From what we understand, the tone and content and even detail of the service may well have been a specific request by the late Queen. It was maybe exactly what she wanted. Being relatively shy and modest about her faith in life she wanted to say, in death, what she truly believed. 

What made it thoroughly Christian was not the homilies and tributes but the words, the scripture, the hymns and the psalms transported on the melodies and harmonies of some of our greatest composers from the lyrical singing of the Gaelic psalm to James Macmillan’s magnificent “Who shall separate us”. There was nothing faintly apologetic or reticent about them.

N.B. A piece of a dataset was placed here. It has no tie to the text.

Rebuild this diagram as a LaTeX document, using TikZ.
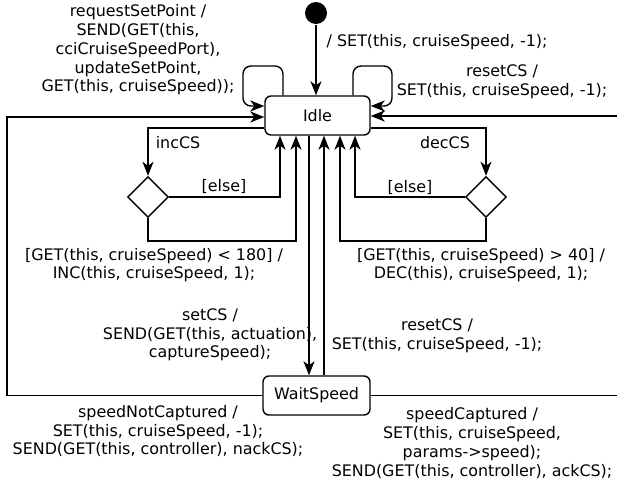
\documentclass[tikz,border=0pt]{standalone}
\usepackage{fontspec}
\setmainfont{DejaVu Sans}
\usetikzlibrary{arrows.meta,shapes.geometric}
\tikzset{
  state/.style={draw,rounded corners=6pt,inner sep=0pt,minimum height=39pt},
  choice/.style={draw,diamond,inner sep=0pt,minimum width=41pt,minimum height=41pt},
  trans/.style={-{Stealth[length=14pt,width=11pt,inset=4pt]}},
  lbl/.style={align=center,inner sep=0pt}
}
\begin{document}
\begin{tikzpicture}[x=1pt,y=-1pt,line width=1.4pt,font=\fontsize{15.9}{18.7}\selectfont]
  \clip (0,0) rectangle (617,482);
  \node[circle,fill,minimum size=22pt,inner sep=0pt] (init) at (316,13) {};
  \node[state,minimum width=105pt] (idle) at (317.5,115.5) {Idle};
  \node[state,minimum width=107pt] (wait) at (316.5,395.5) {WaitSpeed};
  \node[choice] (inc) at (148,197) {};
  \node[choice] (dec) at (486,197) {};
  \draw[trans] (init) -- (idle.north -| init) node[lbl,anchor=west] at (326,42) {/ SET(this, cruiseSpeed, -1);};
  \draw[trans,rounded corners=8pt] (idle.north -| 283,0) |- (243,66) |- (idle.west |- 0,106)
    node[lbl] at (138,50) {requestSetPoint /\\SEND(GET(this,\\cciCruiseSpeedPort),\\updateSetPoint,\\GET(this, cruiseSpeed));};
  \draw[trans,rounded corners=8pt] (idle.north -| 353,0) |- (392,66) |- (idle.east |- 0,106)
    node[lbl] at (502,82) {resetCS /\\SET(this, cruiseSpeed, -1);};
  \draw[trans] (wait.west) -| (7,117) -- (idle.west |- 0,117)
    node[lbl] at (158,431) {speedNotCaptured /\\SET(this, cruiseSpeed, -1);\\SEND(GET(this, controller), nackCS);};
  \draw[trans] (wait.east) -| (640,116) -- (idle.east |- 0,116)
    node[lbl] at (472,443) {speedCaptured /\\SET(this, cruiseSpeed,\\params->speed);\\SEND(GET(this, controller), ackCS);};
  \draw[trans] (idle.south -| 309,0) -- (wait.north -| 309,0)
    node[lbl] at (210,335) {setCS /\\SEND(GET(this, actuation),\\captureSpeed);};
  \draw[trans] (wait.north -| 324,0) -- (idle.south -| 324,0)
    node[lbl] at (437,336) {resetCS /\\SET(this, cruiseSpeed, -1);};
  \draw[trans] (idle.west |- 0,128) -| (inc.north) node[lbl] at (178,143) {incCS};
  \draw[trans] (inc.east) -| (idle.south -| 280,0) node[lbl] at (224,187) {[else]};
  \draw[trans] (inc.south) |- (296,241) -- (idle.south -| 296,0)
    node[lbl] at (154,265) {[GET(this, cruiseSpeed) < 180] /\\INC(this, cruiseSpeed, 1);};
  \draw[trans] (idle.east |- 0,128) -| (dec.north) node[lbl] at (445,143) {decCS};
  \draw[trans] (dec.west) -| (idle.south -| 355,0) node[lbl] at (410,188) {[else]};
  \draw[trans] (dec.south) |- (340,241) -- (idle.south -| 340,0)
    node[lbl] at (481,265) {[GET(this, cruiseSpeed) > 40] /\\DEC(this), cruiseSpeed, 1);};
\end{tikzpicture}
\end{document}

In the hymns we had “All my hope on God is founded” exposing the vanity of human pride and the futility of earthly glory “Sword and crown betray his trust”. In the setting there was a lot of swords, as we were to see, and crowns too. There was the challenge to all people “that on earth do dwell” to “sing to the Lord with cheerful voice” and to everyone “Christ calls one and all to follow”. There was the prayer for the kindling of the desire to “work and speak and think for thee”  and there was the assurance that nothing can separate us from the love of God death nor life…and that “Goodness and mercy all my life, shall surely follow me/and in Gods house forevermore my dwelling place shall be”

There was a strange irony in all of this with the serried ranks of scarlet soldiers white hatted sailors, feathers and plumes, the world leaders in sombre black and the baubles looking very much trinkets but carrying the weighty symbolism of power and authority in the stupendous setting of the fan vaulted abbey. I wonder if the irony was lost on the congregation of the “Great and the Good” if the significance of the orb with its declaration that Christ is King of kings and Lord of Lords was understood or if they listened to themselves sing “Tower and temple fall to dust”

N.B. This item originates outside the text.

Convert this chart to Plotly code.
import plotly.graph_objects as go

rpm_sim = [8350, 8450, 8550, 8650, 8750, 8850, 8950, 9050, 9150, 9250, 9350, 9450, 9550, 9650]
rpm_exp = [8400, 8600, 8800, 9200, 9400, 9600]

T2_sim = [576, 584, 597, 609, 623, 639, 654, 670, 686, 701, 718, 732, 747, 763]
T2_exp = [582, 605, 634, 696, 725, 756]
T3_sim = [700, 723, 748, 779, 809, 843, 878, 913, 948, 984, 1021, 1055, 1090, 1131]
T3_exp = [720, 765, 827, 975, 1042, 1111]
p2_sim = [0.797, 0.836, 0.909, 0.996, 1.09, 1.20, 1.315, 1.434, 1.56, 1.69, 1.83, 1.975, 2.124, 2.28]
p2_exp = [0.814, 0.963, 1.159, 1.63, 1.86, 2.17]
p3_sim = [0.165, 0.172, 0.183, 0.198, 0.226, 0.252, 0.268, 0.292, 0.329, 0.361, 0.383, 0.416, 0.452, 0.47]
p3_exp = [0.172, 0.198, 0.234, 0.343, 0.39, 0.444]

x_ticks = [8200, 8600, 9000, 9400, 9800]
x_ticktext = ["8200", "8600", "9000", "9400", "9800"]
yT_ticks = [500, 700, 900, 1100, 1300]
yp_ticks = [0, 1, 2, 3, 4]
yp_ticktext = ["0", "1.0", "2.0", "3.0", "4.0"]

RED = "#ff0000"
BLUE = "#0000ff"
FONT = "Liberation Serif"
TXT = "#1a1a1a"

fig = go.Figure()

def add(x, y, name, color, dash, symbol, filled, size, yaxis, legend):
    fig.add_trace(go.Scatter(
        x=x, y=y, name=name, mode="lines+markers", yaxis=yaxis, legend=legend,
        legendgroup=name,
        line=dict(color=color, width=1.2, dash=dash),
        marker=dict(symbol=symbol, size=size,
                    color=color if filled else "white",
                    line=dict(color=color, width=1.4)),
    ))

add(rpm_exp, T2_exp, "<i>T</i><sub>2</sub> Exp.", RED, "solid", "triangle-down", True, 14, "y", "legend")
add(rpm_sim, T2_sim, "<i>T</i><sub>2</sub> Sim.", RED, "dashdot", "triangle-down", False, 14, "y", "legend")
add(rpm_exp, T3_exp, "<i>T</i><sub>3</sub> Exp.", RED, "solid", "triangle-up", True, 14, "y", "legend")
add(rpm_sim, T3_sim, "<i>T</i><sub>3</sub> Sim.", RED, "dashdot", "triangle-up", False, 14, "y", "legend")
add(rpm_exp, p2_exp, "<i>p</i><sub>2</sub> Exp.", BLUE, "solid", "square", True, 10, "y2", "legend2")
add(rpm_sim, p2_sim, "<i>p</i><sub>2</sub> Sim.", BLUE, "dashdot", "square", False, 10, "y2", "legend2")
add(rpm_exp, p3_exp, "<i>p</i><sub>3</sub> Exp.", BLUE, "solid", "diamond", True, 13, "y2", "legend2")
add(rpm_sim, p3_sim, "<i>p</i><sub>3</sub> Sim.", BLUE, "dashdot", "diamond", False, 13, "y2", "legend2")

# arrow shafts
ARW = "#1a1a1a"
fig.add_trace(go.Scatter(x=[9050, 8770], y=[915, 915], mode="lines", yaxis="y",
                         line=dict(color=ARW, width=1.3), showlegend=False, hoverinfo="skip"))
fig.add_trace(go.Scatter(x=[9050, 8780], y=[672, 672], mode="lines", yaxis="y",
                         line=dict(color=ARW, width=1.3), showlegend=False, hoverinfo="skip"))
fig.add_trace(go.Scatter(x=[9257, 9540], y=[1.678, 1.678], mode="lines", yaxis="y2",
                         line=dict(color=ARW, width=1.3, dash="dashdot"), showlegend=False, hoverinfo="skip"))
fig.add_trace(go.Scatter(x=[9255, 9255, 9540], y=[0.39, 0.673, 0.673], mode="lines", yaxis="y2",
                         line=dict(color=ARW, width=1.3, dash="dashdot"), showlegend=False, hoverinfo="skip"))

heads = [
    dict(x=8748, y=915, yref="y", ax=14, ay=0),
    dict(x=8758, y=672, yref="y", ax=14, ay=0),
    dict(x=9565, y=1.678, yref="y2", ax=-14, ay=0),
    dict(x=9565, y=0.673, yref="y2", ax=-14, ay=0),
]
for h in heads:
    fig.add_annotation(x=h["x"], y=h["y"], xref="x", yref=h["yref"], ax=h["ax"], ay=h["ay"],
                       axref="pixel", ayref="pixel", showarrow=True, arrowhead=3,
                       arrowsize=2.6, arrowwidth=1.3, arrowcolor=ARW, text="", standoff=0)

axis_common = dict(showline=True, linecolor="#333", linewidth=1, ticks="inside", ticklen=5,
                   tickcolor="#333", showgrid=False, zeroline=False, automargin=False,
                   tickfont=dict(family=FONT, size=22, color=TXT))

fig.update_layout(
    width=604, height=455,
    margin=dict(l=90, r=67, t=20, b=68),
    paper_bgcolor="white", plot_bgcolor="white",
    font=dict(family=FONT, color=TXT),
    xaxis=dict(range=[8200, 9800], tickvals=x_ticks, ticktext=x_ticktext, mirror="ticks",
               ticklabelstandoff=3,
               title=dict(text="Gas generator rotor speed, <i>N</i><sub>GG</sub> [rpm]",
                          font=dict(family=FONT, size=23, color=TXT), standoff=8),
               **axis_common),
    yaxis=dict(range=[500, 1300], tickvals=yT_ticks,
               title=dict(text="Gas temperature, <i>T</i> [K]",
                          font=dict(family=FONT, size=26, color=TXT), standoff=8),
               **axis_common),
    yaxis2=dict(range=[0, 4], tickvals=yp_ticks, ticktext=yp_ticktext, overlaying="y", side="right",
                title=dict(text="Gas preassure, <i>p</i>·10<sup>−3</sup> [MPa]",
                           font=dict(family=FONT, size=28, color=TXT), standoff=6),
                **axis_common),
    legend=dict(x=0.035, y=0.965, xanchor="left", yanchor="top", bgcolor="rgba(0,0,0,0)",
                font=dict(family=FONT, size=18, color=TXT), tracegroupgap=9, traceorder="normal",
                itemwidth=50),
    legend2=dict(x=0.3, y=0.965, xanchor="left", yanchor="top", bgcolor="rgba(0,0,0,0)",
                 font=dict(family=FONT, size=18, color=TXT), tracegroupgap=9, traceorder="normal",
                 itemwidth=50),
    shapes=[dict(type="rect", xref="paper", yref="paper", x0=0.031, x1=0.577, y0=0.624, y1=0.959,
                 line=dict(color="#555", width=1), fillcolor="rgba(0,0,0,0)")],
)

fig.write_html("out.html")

Now I don’t know, but I suspect there was nothing contradictory or conflicting in the Queens own mind as she accepted the passing of her own life, and in the final verse of the final hymn “Till in heaven we take our place/till we lay our crowns before you/lost in wonder, love and praise.” For her it all made sense she was simply a servant, and a subject of her lord. there was no contradiction in that. And there was nothing conflicting in showing the deepest respect love, kindness and genuine care for all of her subjects, whatever god they may worship, welcoming them wholeheartedly, while, at the same time, declaring without embarrassment or compromise what she believed was the true faith, the faith she had vowed to defend.

BEAUTY MAKES ME WANT TO CRY

I was never sure if I was a royalist or a republican, a unionist, a nationalist or an internationalist and not even sure if it really mattered. Maybe I have been all of them at some point.  But there have been moments in time when a dormant emotion breaks through and feelings come to the surface, feelings I never knew were there. It was one such occasion late afternoon yesterday.  I never thought much about our late Queen, yet when I heard of her passing, which you can hardly say was unexpected, I was pulling back the tears and was at a loss to know why.  

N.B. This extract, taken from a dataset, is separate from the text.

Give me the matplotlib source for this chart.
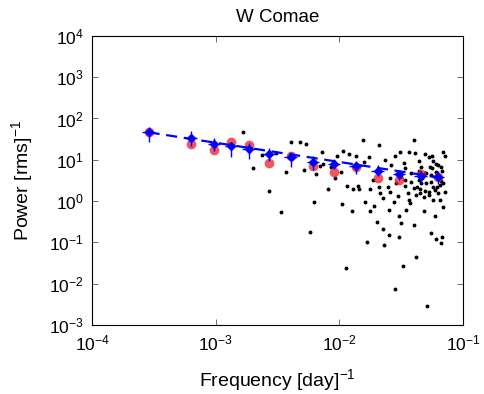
import numpy as np
import matplotlib.pyplot as plt

plt.rcParams['font.family'] = ['Liberation Sans', 'DejaVu Sans']
plt.rcParams['mathtext.fontset'] = 'custom'
plt.rcParams['mathtext.rm'] = 'Liberation Sans'

# raw periodogram (log10 frequency, log10 power)
raw_logf = [-2.78, -2.70, -2.63, -2.57, -2.51, -2.47, -2.43, -2.39, -2.32, -2.27,
            -2.29, -2.24, -2.21, -2.19, -2.16, -2.14, -2.13, -2.09, -2.07, -2.04,
            -2.02, -1.99, -1.98, -1.97, -1.95, -1.94, -1.92, -1.90, -1.89, -1.87,
            -1.85, -1.84, -1.81, -1.80, -1.79, -1.78, -1.76, -1.75, -1.75, -1.73,
            -1.72, -1.70, -1.68, -1.68, -1.67, -1.65, -1.65, -1.64, -1.63, -1.61,
            -1.60, -1.60, -1.59, -1.58, -1.56, -1.55, -1.55, -1.54, -1.53, -1.52,
            -1.52, -1.51, -1.50, -1.50, -1.49, -1.48, -1.47, -1.47, -1.46, -1.45,
            -1.44, -1.44, -1.43, -1.42, -1.42, -1.40, -1.40, -1.39, -1.38, -1.38,
            -1.37, -1.36, -1.36, -1.35, -1.34, -1.32, -1.32, -1.31, -1.31, -1.30,
            -1.29, -1.28, -1.28, -1.27, -1.26, -1.26, -1.25, -1.24, -1.24, -1.23,
            -1.22, -1.22, -1.21, -1.20, -1.20, -1.19, -1.18, -1.18, -1.17, -1.16,
            -1.16, -1.16, -1.15, -1.15,
            -1.36, -1.33, -1.30, -1.26, -1.23, -1.19, -1.34, -1.28, -1.22, -1.18,
            -1.47, -1.59, -1.40, -1.24, -1.21, -1.17, -1.31, -1.25, -1.35, -1.19]
raw_logp = [1.67, 0.79, 1.11, 0.24, 1.16, -0.26, 0.71, 1.42, 1.43, 1.39,
            0.75, -0.75, -0.01, 0.66, 0.84, 1.20, 0.89, 0.29, 0.83, 0.56,
            1.10, 0.70, -0.07, 1.22, -1.62, 0.37, 1.13, -0.23, 0.29, 1.09,
            0.37, 0.29, 1.48, 0.95, -0.02, -1.00, 1.06, -0.25, 0.29, 0.51,
            -0.11, -0.51, 1.35, 0.35, 0.19, 0.07, -0.67, -1.07, 1.00, 0.35,
            -0.21, -0.83, 0.23, 0.88, -0.01, -2.13, 1.10, 0.43, 0.13, -0.35,
            -0.88, 1.18, -0.54, 0.59, -1.57, 0.92, 0.37, 0.52, -0.22, 0.19,
            1.18, 0.03, -0.05, 0.47, 0.67, -0.59, 1.49, 1.16, 0.15, -1.36,
            0.35, 0.98, 0.51, 0.19, 0.83, 0.11, -0.25, 1.14, 0.67, 0.43,
            -2.53, 1.06, 0.23, 0.83, -0.78, 0.47, 1.10, 0.03, 0.98, -0.37,
            0.71, -0.92, 0.35, 0.19, 0.87, 0.03, -1.02, 0.48, -0.86, 1.18,
            -0.15, 0.43, 0.23, 1.08,
            0.73, 0.55, 0.67, 0.63, 0.27, 0.55, 0.43, 0.15, 0.90, 0.83,
            0.79, 0.55, 0.31, 0.35, 0.62, 0.72, 0.25, 0.80, 0.30, 0.40]

# binned power spectrum
bin_freq = [2.86e-4, 6.3e-4, 9.7e-4, 1.32e-3, 1.84e-3, 2.69e-3, 4.02e-3,
            6.1e-3, 9.0e-3, 1.35e-2, 2.03e-2, 3.02e-2, 4.53e-2, 6.27e-2]
bin_power = [46, 33, 24, 21, 18, 14, 11.7, 9.0, 7.9, 6.9, 5.4, 4.5, 4.0, 3.8]
err_up_dex = [0.14, 0.17, 0.14, 0.09, 0.15, 0.13, 0.13, 0.13, 0.12, 0.13, 0.13, 0.11, 0.12, 0.14]
err_lo_dex = [0.24, 0.19, 0.17, 0.25, 0.23, 0.17, 0.24, 0.19, 0.13, 0.19, 0.13, 0.14, 0.16, 0.17]
model_power = [46, 24, 17, 27, 23, 8.4, 12.6, 7.2, 5.1, 6.6, 3.66, 3.2, 4.6, 3.8]

# power-law fit P = A * f^alpha
fit_amp = 1.04
fit_index = -0.465

bin_freq = np.array(bin_freq)
bin_power = np.array(bin_power)
yerr = [bin_power * (1 - 10**-np.array(err_lo_dex)),
        bin_power * (10**np.array(err_up_dex) - 1)]
xerr = [bin_freq * (1 - 10**-0.05), bin_freq * (10**0.05 - 1)]

fig = plt.figure(figsize=(4.85, 3.94), dpi=100)
ax = fig.add_axes([0.19, 0.175, 0.765, 0.734])

ax.plot(10**np.array(raw_logf), 10**np.array(raw_logp), 'o', color='black',
        markersize=1.8, zorder=2)
ax.plot(bin_freq, model_power, 'o', color='#ee1c24', alpha=0.75,
        markersize=7, markeredgewidth=0, zorder=3)
ax.errorbar(bin_freq, bin_power, yerr=yerr, xerr=xerr, fmt='D', color='blue',
            markersize=4.5, elinewidth=1.0, capsize=0, zorder=4)
fline = np.array([bin_freq[0], bin_freq[-1]])
ax.plot(fline, fit_amp * fline**fit_index, '--', color='blue', linewidth=1.6,
        dashes=(5, 3), zorder=5)

ax.set_xscale('log')
ax.set_yscale('log')
ax.set_xlim(1e-4, 1e-1)
ax.set_ylim(1e-3, 1e4)
ax.set_xticks([1e-4, 1e-3, 1e-2, 1e-1])
ax.set_yticks([1e-3, 1e-2, 1e-1, 1e0, 1e1, 1e2, 1e3, 1e4])
ax.minorticks_off()
ax.tick_params(direction='in', top=True, right=True, length=4, width=0.6,
               labelsize=12.5, color='#555555', pad=6)
for s in ax.spines.values():
    s.set_linewidth(0.8)

ax.set_xlabel('Frequency [day]$^{-1}$', fontsize=14, labelpad=10)
ax.set_ylabel('Power [rms]$^{-1}$', fontsize=14, labelpad=9)
ax.set_title('W Comae', fontsize=13.5, pad=10)

fig.savefig('out.png', dpi=100)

What was it that triggered something deep within me? It was not the loss of someone, for I never knew her. It was not giving way to the power of collective grief or the possible impact that it might have on my individual insignificant life. It was something else. It was the beauty, the beauty of a life, a flawed life, that pointed to, and aspired to, a greater beauty, to the virtues of dignity, honesty, truthfulness, faithfulness, loyalty, justice, integrity, humility and compassion.

And if it was indeed loss that moved me, it was an awareness that we had already lost so much of these virtues in our national life and the symbol that seemed still to retain them was now gone.   

It’s beauty that makes me want to cry.